European social commentators understand little about America

Over the last week, European social commentators have wasted no time in pointing the finger of blame for the Virginia Tech massacre.

Hot on the heels of their recent front page headline: "50 reasons to love the European Union", the Virginia Tech massacre has provided the Independent with another opportunity to prove how morally superior Europe is to the United States. Their Wednesday editorial was predictable:
...Then there is the nature of US society, which is more divided, more pressured and more ruthless in almost every way than any society in Europe. The Atlantic is, in this respect, a more definitive cultural boundary than it often seems. There are outsiders and misfits everywhere, but communities in the US - be they schools, colleges, businesses, small towns or suburbs - can be particularly unforgiving. So far, the advantages of the American way of life - its vitality and high rewards for success - have been deemed to outweigh the liabilities....
Much of Europe's media have followed a similar agenda, but all they've done is proved their ignorance. In recent years, there have been gun massacres in Switzerland (which may not be a member of the EU but is very much part of Europe) and in Germany. And 11 years ago, Britain had its own massacre. Overall, Europe has had fewer mass killings, but that may be more to do with stricter gun laws than any moral superiority. And Europe has its fair share of social problems. Witness the civil unrest in France in 2005, Europe's continued failure to integrate its Muslim immigrants, and the popularity of far right political parties.
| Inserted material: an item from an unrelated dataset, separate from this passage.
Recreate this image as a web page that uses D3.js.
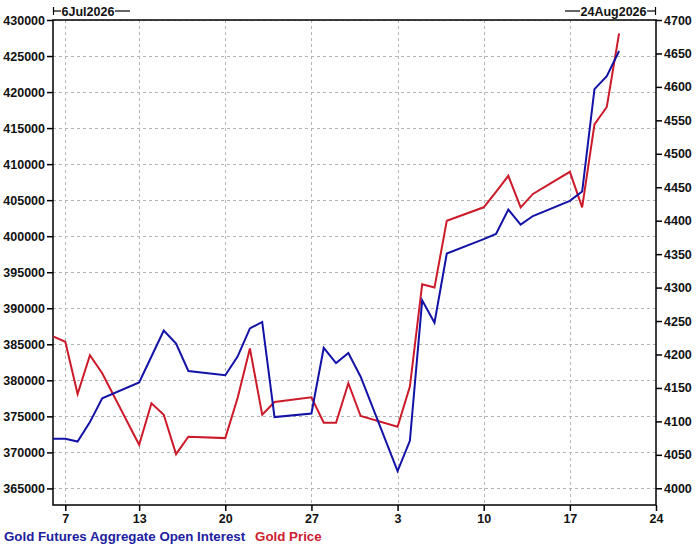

Europeans tend to think of the United States as one homogeneous society, they forget how large and diverse it is. Whilst you can buy an AK47 by mail order in some States, in other places such as New York or Washington DC, guns laws are every bit as strict as in Europe. Europeans also forget that Americans have a historical ambivalence towards government. Ever since they overthrew British colonial rule, they are distrustful of politicians telling them what to do, it helps explain their rejection of stricter gun laws.

Maybe it's about time we took a look at some of America's virtues, particularly its immigrants. To quote this week's Spectator:
...Yet the reality of evil is mirrored in the persistence of good. The unspeakable depravity of Cho found its match in the heroism of Professor Liviu Librescu, a 76-year-old Holocaust survivor, who blocked a classroom door to save his students before perishing. That, rather than the present cacophony of half-baked sociology, should be our abiding memory of the Virginia massacre.